What you should do: Report only the number of lines holding "chart".

Records with drawing code:
** START **

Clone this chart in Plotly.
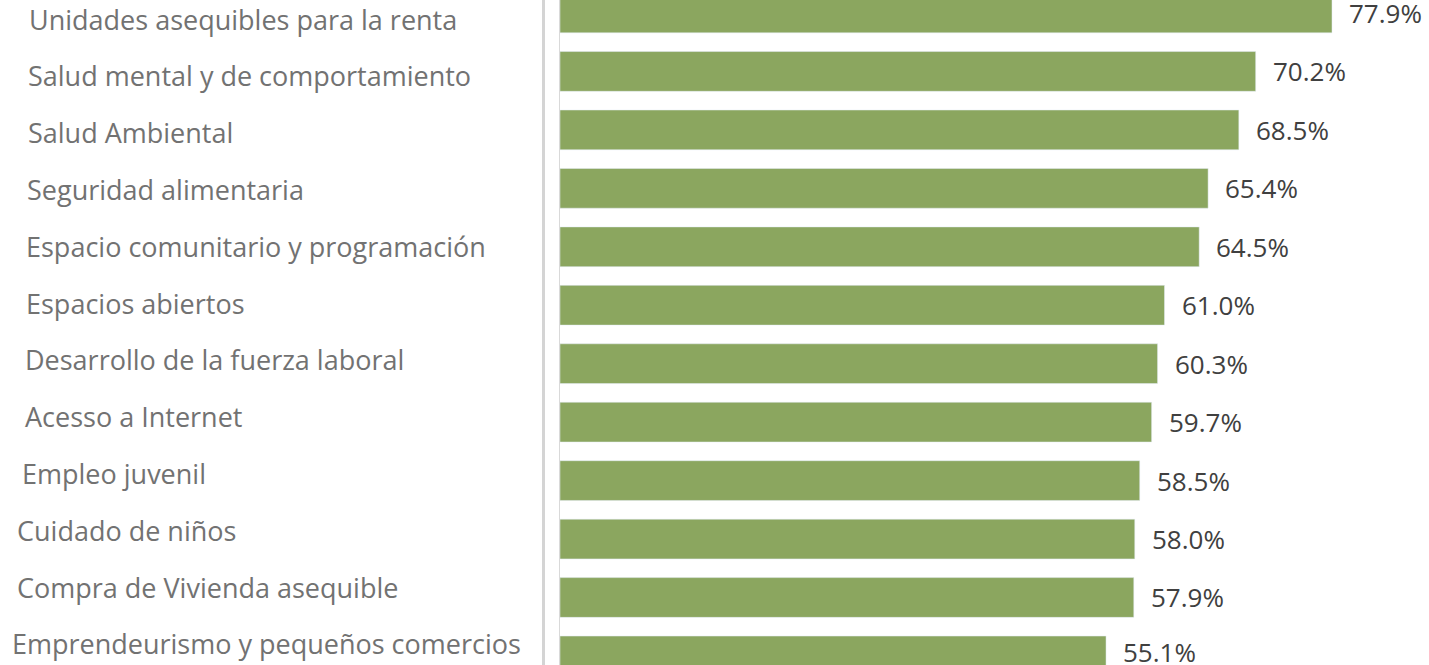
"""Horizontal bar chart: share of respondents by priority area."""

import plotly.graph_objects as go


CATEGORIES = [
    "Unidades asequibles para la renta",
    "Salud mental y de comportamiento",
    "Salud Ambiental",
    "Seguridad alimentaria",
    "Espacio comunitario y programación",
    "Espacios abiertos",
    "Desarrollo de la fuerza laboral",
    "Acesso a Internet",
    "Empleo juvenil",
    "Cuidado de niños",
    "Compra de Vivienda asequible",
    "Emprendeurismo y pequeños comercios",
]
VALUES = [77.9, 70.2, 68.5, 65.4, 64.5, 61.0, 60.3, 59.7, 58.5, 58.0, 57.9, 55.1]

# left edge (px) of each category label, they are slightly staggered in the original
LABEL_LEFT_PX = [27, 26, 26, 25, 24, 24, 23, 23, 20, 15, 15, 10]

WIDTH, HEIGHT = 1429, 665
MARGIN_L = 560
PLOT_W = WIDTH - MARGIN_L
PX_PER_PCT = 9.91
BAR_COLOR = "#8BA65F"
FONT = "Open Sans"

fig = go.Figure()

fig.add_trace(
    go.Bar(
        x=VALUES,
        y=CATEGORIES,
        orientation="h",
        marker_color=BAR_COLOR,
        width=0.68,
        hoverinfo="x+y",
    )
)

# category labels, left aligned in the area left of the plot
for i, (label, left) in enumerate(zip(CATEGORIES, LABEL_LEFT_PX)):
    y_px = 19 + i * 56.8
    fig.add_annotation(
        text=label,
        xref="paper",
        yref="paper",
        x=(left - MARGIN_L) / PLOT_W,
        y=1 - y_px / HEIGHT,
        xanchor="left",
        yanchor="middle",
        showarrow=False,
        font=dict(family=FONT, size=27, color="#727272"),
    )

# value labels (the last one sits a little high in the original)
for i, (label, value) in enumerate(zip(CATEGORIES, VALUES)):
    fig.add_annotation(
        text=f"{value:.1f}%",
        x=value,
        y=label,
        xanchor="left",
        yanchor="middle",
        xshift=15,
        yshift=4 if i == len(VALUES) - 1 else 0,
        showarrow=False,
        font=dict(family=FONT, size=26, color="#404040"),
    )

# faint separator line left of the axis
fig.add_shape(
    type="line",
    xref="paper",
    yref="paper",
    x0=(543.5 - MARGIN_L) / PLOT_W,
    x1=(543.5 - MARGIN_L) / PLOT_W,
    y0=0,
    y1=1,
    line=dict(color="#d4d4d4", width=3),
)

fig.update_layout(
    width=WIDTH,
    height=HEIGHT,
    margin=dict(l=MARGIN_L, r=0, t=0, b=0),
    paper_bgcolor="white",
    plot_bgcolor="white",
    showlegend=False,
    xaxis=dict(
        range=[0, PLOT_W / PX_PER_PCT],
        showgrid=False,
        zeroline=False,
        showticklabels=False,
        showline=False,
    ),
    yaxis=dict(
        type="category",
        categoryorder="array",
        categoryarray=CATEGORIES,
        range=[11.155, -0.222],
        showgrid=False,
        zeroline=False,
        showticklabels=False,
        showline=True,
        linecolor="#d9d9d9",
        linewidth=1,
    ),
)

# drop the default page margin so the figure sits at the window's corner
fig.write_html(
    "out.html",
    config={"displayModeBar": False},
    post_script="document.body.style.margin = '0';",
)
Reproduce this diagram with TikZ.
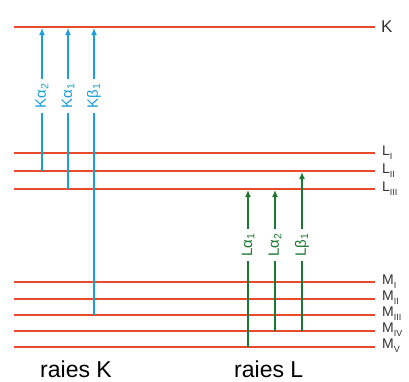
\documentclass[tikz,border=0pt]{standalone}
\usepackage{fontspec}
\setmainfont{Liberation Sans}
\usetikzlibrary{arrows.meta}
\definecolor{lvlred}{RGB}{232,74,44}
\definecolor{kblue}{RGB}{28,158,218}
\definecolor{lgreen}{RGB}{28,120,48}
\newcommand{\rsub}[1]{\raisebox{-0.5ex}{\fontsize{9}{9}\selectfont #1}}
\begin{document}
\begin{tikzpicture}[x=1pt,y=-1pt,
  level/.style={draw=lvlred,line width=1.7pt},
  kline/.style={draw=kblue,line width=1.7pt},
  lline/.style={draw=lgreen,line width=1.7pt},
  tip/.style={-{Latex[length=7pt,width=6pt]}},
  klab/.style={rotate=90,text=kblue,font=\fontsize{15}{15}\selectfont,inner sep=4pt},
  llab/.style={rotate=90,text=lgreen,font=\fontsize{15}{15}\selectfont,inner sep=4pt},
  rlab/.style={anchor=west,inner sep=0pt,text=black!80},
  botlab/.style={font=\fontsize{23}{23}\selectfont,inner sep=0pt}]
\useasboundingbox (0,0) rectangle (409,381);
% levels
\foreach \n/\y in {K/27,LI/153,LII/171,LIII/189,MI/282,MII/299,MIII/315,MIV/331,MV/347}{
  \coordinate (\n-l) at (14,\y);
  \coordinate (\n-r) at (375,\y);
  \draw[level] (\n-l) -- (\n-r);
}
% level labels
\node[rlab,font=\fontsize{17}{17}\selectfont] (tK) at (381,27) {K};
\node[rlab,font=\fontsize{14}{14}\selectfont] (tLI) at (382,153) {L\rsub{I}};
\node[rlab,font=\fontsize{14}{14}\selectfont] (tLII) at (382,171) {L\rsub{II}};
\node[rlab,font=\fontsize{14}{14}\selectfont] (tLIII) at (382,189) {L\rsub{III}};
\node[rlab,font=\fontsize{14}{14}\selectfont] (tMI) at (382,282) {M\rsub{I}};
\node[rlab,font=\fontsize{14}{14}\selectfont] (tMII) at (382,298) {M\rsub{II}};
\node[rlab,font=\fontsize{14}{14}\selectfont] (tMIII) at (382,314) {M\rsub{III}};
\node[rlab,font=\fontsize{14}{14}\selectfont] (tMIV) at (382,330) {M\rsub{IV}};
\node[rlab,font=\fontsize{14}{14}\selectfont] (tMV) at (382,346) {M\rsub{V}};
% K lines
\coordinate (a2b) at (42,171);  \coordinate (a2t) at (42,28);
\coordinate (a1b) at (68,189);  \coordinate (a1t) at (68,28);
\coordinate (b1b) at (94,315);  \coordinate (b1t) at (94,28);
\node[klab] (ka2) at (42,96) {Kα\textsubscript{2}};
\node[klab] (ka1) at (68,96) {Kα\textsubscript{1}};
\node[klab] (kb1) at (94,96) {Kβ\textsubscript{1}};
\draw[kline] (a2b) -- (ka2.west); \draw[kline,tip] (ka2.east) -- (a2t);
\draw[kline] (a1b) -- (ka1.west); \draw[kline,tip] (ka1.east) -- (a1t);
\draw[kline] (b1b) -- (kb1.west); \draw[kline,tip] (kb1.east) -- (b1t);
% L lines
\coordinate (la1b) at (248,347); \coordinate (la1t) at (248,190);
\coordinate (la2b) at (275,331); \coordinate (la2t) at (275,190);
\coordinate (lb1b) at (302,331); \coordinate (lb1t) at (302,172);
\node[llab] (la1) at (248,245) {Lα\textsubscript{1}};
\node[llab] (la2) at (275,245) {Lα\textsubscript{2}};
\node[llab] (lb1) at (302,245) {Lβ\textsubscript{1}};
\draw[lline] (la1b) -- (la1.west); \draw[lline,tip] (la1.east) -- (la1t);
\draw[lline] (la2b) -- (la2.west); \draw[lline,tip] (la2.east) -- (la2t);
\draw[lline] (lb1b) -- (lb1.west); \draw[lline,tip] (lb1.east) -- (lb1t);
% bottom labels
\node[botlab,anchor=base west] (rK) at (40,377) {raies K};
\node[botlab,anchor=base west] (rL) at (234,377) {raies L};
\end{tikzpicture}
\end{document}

** END **

Exercise solution: 2